Now the way medical students cut is very tentative. They make just the barest line on the skin using the last pressure possible, so that the “incision” looks like you scratched the skin with your fingernail. Then they stand back and wonder why nothing’s happening. You’ll ask them to cut a little deeper, which they do until they see the faintest ooze of blood form the uppermost layers of the skin and ask, “Is this enough?” At some point, you usually wind up taking the scalpel yourself, while saying something wise and academic such as, “Cut like you mean it.” Eventually they get the hint, and they do just fine the next time. (This sequence is the source of the medical school dictum, “See one, do one, teach one.”)

The patient got flipped over and cuffed face up on the bed. This made him even more upset.

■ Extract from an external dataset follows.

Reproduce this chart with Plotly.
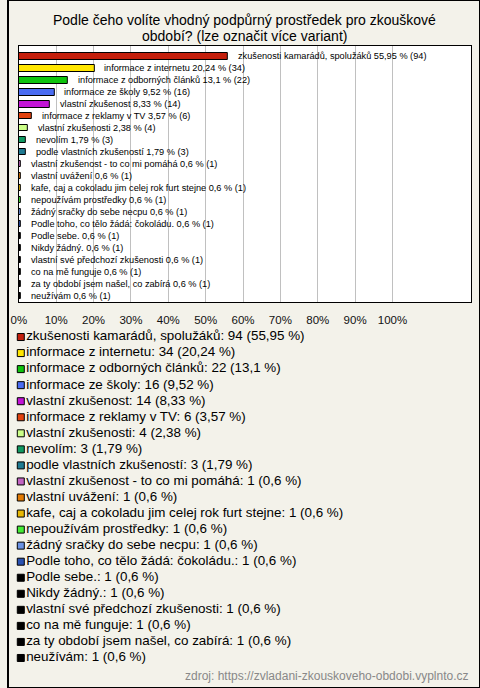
import plotly.graph_objects as go

title_lines = ["Podle čeho volíte vhodný podpůrný prostředek pro zkouškové",
               "období? (lze označit více variant)"]

categories = [
    "zkušenosti kamarádů, spolužáků",
    "informace z internetu",
    "informace z odborných článků",
    "informace ze školy",
    "vlastní zkušenost",
    "informace z reklamy v TV",
    "vlastní zkušenosti",
    "nevolím",
    "podle vlastních zkušeností",
    "vlastní zkušenost - to co mi pomáhá",
    "vlastní uvážení",
    "kafe, caj a cokoladu jim celej rok furt stejne",
    "nepoužívám prostředky",
    "žádný sračky do sebe necpu",
    "Podle toho, co tělo žádá: čokoládu.",
    "Podle sebe.",
    "Nikdy žádný.",
    "vlastní své předchozí zkušenosti",
    "co na mě funguje",
    "za ty období jsem našel, co zabírá",
    "neužívám",
]
counts = [94, 34, 22, 16, 14, 6, 4, 3, 3, 1, 1, 1, 1, 1, 1, 1, 1, 1, 1, 1, 1]
percents = [55.95, 20.24, 13.1, 9.52, 8.33, 3.57, 2.38, 1.79, 1.79,
            0.6, 0.6, 0.6, 0.6, 0.6, 0.6, 0.6, 0.6, 0.6, 0.6, 0.6, 0.6]
colors = ["#c41f0c", "#ffe600", "#0ec40e", "#4a6cf2", "#c214d6", "#e2420e",
          "#ccff88", "#109a62", "#1f7a92", "#c264c2", "#e27a04", "#e8b804",
          "#44ee36", "#6a92e4", "#2a52b2",
          "#000000", "#000000", "#000000", "#000000", "#000000", "#000000"]
tick_vals = [0, 10, 20, 30, 40, 50, 60, 70, 80, 90, 100]
tick_labels = [f"{v}%" for v in tick_vals]
source_text = "zdroj: https://zvladani-zkouskoveho-obdobi.vyplnto.cz"

W, H = 480, 688
BG = "#f3f2ea"
FONT = "Liberation Sans, Arial, sans-serif"


def cz(v):
    return f"{v:g}".replace(".", ",")


idx = list(range(len(categories)))

fig = go.Figure()

fig.add_trace(go.Bar(
    x=percents, y=idx, orientation="h",
    marker=dict(color=colors, line=dict(color="#000000", width=1)),
    width=0.52, hoverinfo="skip", showlegend=False,
    xaxis="x", yaxis="y",
))

# labels next to bars
for i, (c, p, n) in enumerate(zip(categories, percents, counts)):
    fig.add_annotation(
        x=p, y=i, xref="x", yref="y",
        text=f"{c} {cz(p)} % ({n})",
        showarrow=False, xanchor="left", yanchor="middle", xshift=8,
        font=dict(family=FONT, size=9.2, color="#000000"),
    )

# legend drawn as scatter in its own subplot
fig.add_trace(go.Scatter(
    x=[0] * len(categories), y=idx, mode="markers+text",
    marker=dict(symbol="square", size=7, color=colors,
                line=dict(color="#000000", width=1)),
    text=[f"{c}: {n} ({cz(p)} %)" for c, n, p in zip(categories, counts, percents)],
    textposition="middle right",
    textfont=dict(family=FONT, size=13.4, color="#000000"),
    cliponaxis=False, hoverinfo="skip", showlegend=False,
    xaxis="x2", yaxis="y2",
))

plot_top, plot_bottom = 46, 302
leg_top, leg_bottom = 329, 666

title_anns = [
    dict(text=t, xref="paper", yref="paper", x=0.5, y=1 - yy / H,
         xanchor="center", yanchor="middle", showarrow=False,
         font=dict(family=FONT, size=14, color="#000000"))
    for t, yy in zip(title_lines, [20, 35.5])
]

fig.update_layout(
    width=W, height=H,
    margin=dict(l=0, r=0, t=0, b=0),
    paper_bgcolor=BG, plot_bgcolor=BG,
    font=dict(family=FONT, color="#000000"),
    xaxis=dict(domain=[11 / W, 471 / W], range=[0, 121.05],
               tickvals=tick_vals, ticktext=tick_labels,
               showgrid=True, gridcolor="#c0c0c0", gridwidth=1,
               zeroline=False, showline=True, mirror=True, linecolor="#000000", linewidth=1,
               ticks="", ticklabelstandoff=7,
               tickfont=dict(family=FONT, size=11.5, color="#111111"),
               anchor="y", fixedrange=True),
    yaxis=dict(domain=[1 - plot_bottom / H, 1 - plot_top / H], range=[20.5, -0.875],
               showticklabels=False, showgrid=False, zeroline=False,
               showline=True, mirror=True, linecolor="#000000", linewidth=1,
               ticks="", anchor="x", fixedrange=True),
    xaxis2=dict(domain=[13 / W, 1], range=[0, 1], visible=False, anchor="y2"),
    yaxis2=dict(domain=[1 - leg_bottom / H, 1 - leg_top / H], range=[20.5, -0.5],
                visible=False, anchor="x2"),
    bargap=0,
    shapes=[
        dict(type="rect", xref="x domain", yref="y domain", x0=0, x1=1, y0=0, y1=1,
             fillcolor="#ffffff", line=dict(width=0), layer="below"),
        dict(type="rect", xref="paper", yref="paper", x0=0, x1=1, y0=0, y1=1,
             line=dict(color="#000000", width=2), layer="above"),
    ],
    annotations=list(fig.layout.annotations) + title_anns + [
        dict(text=source_text, xref="paper", yref="paper", x=1 - 10 / W, y=1 - 676 / H,
             xanchor="right", yanchor="middle", showarrow=False,
             font=dict(family=FONT, size=12, color="#888888")),
    ],
)

fig.write_html(
    "out.html",
    config={"displayModeBar": False},
    post_script="document.body.style.margin='0';document.body.style.padding='0';",
)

And while you rarely think about it, the fact is that if you are strapped to a stretcher that is not bolted to the floor and move your body violently in an effort to get up, the stretcher will bounce up and down and may even tip over on the side. This tends to unnerve medical students, who are suddenly convinced beyond the shadow of a doubt that the small incision they were about to make to remove the Taser barb is going to wind up gouging out someone’s eyeball.

Eventually, we got the darts out. Took about twenty seconds on my end, and seven minutes for the student. But she was a good soldier and did well, and she was so kind and considerate and apologetic as she worked that the patient even asked for her name and phone number. I don’t think they ever went out. It’s really hard to date in a crawl space.

1 comment:

  1. David Morehead RNMay 17, 2010 at 6:10 PM

    We had one come in with the taser dart firmly embedded in the mandible of the lower left jaw. That x-ray was AWESOME! HEENT had to be called in to get that sucker out.